Leiders die journalistieke kritiek niet kunnen verdragen, zijn vastgelopen in een tunnelvisie. Ze twijfelen om welke reden dan ook niet aan hun eigen gelijk. Tijdens een paar ontspannende dagen in Nederland heeft premier Benjamin Netanyahoe in een onbewaakt moment twee kranten als Israël’s gevaarlijkste vijanden genoemd. Tenminste dat schreven enkele kranten, waarna een bliksemsnelle ontkenning van Netanyahoe volgde.
Ik kan me er wel iets bij voorstellen waarom hij zo gebeten is op de Israëlische krant Ha’aretz en op de New York Times. Ik lees beide kranten dagelijks. Lof wordt hem in de kolommen van deze twee kranten niet toegezwaaid. Ze zitten hem vrijwel dagelijks op zijn huid. Van alle columnisten in de Vrije Wereld is Thomas Friedman ongetwijfeld zijn ‘grootste vijand’. Daar begrijp ik wel iets van. Friedman kent het Midden-Oosten als geen andere westerse journalist. Hij was correspondent in Israël, in Beiroet en hij is nu al jaren de reizende diplomatieke correspondent van de invloedrijkste krant ter wereld met toegang tot Arabische leiders. In zijn stukken in de New York Times oefent hij bittere kritiek uit op de anti-Palestijnse politiek van Netanyahoe. Het geloof in diens vredeswil heeft hij allang opgegeven. Friedman ziet Israël afdrijven naar een akelig internationaal isolement en draagt daar met zijn scherpe pen ook toe bij. Ik weet het natuurlijk niet, maar soms ademen zijn artikelen de geest van president Barack Obama met wie hij een vertrouwensrelatie schijnt te hebben. Een lunch op het Witte Huis en Friedman weet weer precies wat hij kan schrijven. Het is daarom voor iedereen die zich in Israël interesseert van belang deze Amerikaans-Joodse columnist te volgen. Friedman weerspiegelt de Amerikaanse politiek. Dan weet je wel dat het niet botert tussen Netanyahoe en Obama, dat de Amerikaan als een zwaar gewicht op de rug van de Israëli zit om te voorkomen dat de machtige Israëlische luchtmacht opstijgt richting Iran.

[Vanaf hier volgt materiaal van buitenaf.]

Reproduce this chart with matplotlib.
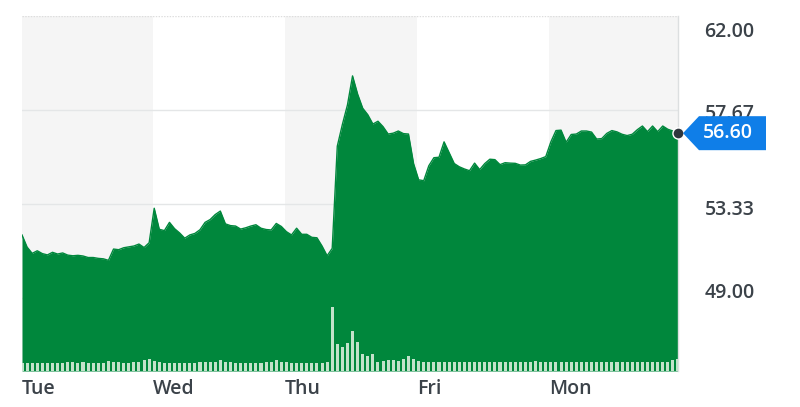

Het is jammer en ook niet handig dat Netanyahoe de New York Times in het vijandelijke kamp plaatst. Per slot van rekening is Friedman geen Israël-hater maar bezorgd over Israëls toekomst. Dat is ook de strekking van de opinie en andere artikelen in Ha’aretz. Daar moet Netanyahoe zich wel dood aan ergeren. Iedere dag opnieuw wordt zijn politiek over de kling gejaagd. Ha’aretz waarschuwt voortdurend in de meest scherpe bewoordingen voor de catastrofale gevolgen van zijn populistische nationalistische politiek, vooral waar het gaat om de Palestijnse kwestie. De invloed van Ha’aretz reikt verder dan de 60.000 abonnees in Israël. Op de redacties van de kranten in de wereld openen de redacteuren iedere dag de gratis Engelse online versie van Ha’aretz. Ha’aretz is voor hen de informatiebron over Israël. CIDI en Israëls diplomaten kunnen daar echt niet tegen op. Israël wordt in de belangrijkste kranten ter wereld gemeten naar de criteria die Ha’aretz voor Netanyahoe hanteert. Die zijn op zichzelf acceptabel. Ha’aretz staat voor vrede, mensenrechten en sociale rechtvaardigheid. Het blad blaakt van idealisme. Dat is mooi, maar soms komt dit idealisme in conflict met de realiteit. Zeker de realiteit zoals Netanyahoe die ervaart. Die ziet alleen maar gevaren, die wil Israël voor een nieuwe holocaust behoeden, die heeft geen millimeter vertrouwen in Palestijnen en Arabieren. Dat verklaart Netanyahoe’s woede over twee kranten die hem ook de andere kant van de medaille willen laten zien. Maar om de New York Times en Ha’aretz als Israëls grootste vijanden te stempelen, is een straat te ver. Netanyahoe kalmeer! Voer geen schijngevechten met de pers, maar lees, luister en denk.